And while I was watching Ocean's 8, I was thinking a lot about college admissions. Partly because thinking about college admissions is just what I do, even on the weekend, but also because I've used the "bank heist movie" analogy for college applications before.

The thing about the bank heist genre is that pretty much everyone has a specialized role. There's the mastermind, the investor, the safe-cracker, the getaway driver, the person on the inside, the pickpocket, the hacker, and so-on. The team works because it's made up of people with different skills, and they're all very good at their particular skill. Sure, they need some baseline qualities, like a willingness to engage in crime, but the team is built around a division of labor.

And if you want to join their team, you have to be really good at your specialty, not kinda good at someone else's specialty. Being a decent getaway driver isn't useful if they've already got a really good getaway driver. And none of the crew grew up hoping to be on Debbie (or Danny) Ocean's team, constantly asking "what can I do to get accepted to your team?" They just worked at being skilled at what they do, and then Ocean came to them.

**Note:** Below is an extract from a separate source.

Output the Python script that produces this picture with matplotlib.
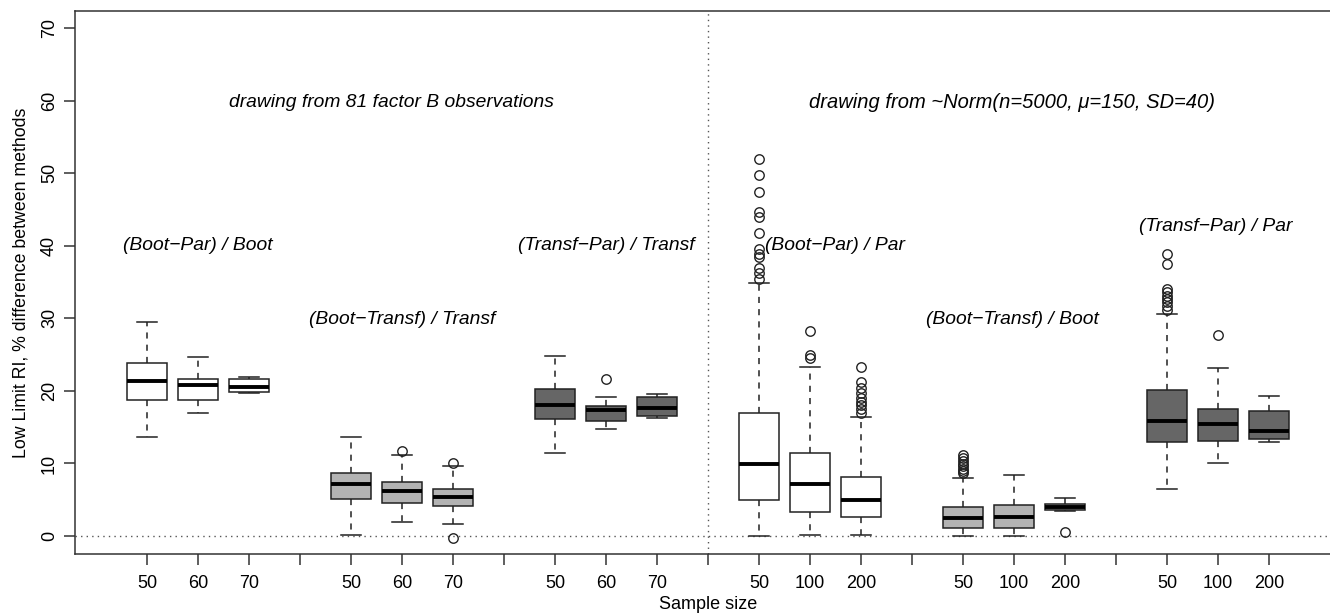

Think of a college admissions dean like a Debbie or Danny Ocean. (Metaphorically. I searched for "most glamorous college admissions dean" and it looks like Google has never seen "admissions dean" and "glamorous" together.) Each year, they're putting together a team. Luckily, it's more than a team of eight or 11, it's hundreds or even thousands of people. But the basic principle is the same. They're never just ranking students in terms of how qualified they are and pulling from the top. They're always trying to make sure they have all the roles filled, each year. They need Humanities majors, Science majors, club leaders, fundraisers, athletes, artists, low-income students to help them achieve their goal of meritocracy, high-income students to help them achieve their goal of not going bankrupt, future professors, future business leaders, future board members. They need high school superstars to guarantee a certain level of success from the get-go, and they need "diamond in the rough" students to hope and cheer for. They need a team big enough to keep the school full, but not so many that the school is strained. There are a lot of bases to cover.

The admissions professionals at universities understand that this is what they're doing. The term they most often use for what they do is "building a class." They don't just accept individual students, they put together a group of students. Earlier this year I heard an admissions officer at a smaller liberal arts college refer to it as "crafting a community." I like that description. If you also understand this is what they're doing, you can increase the likelihood that you're part of the community.

Like the members of the bank heist team, there are some certain baseline qualifications everybody needs to have. You should take challenging classes in high school and do your best at them. You should write well. You should have someone--like a counselor or teacher--who can vouch for you in the form of a recommendation letter. 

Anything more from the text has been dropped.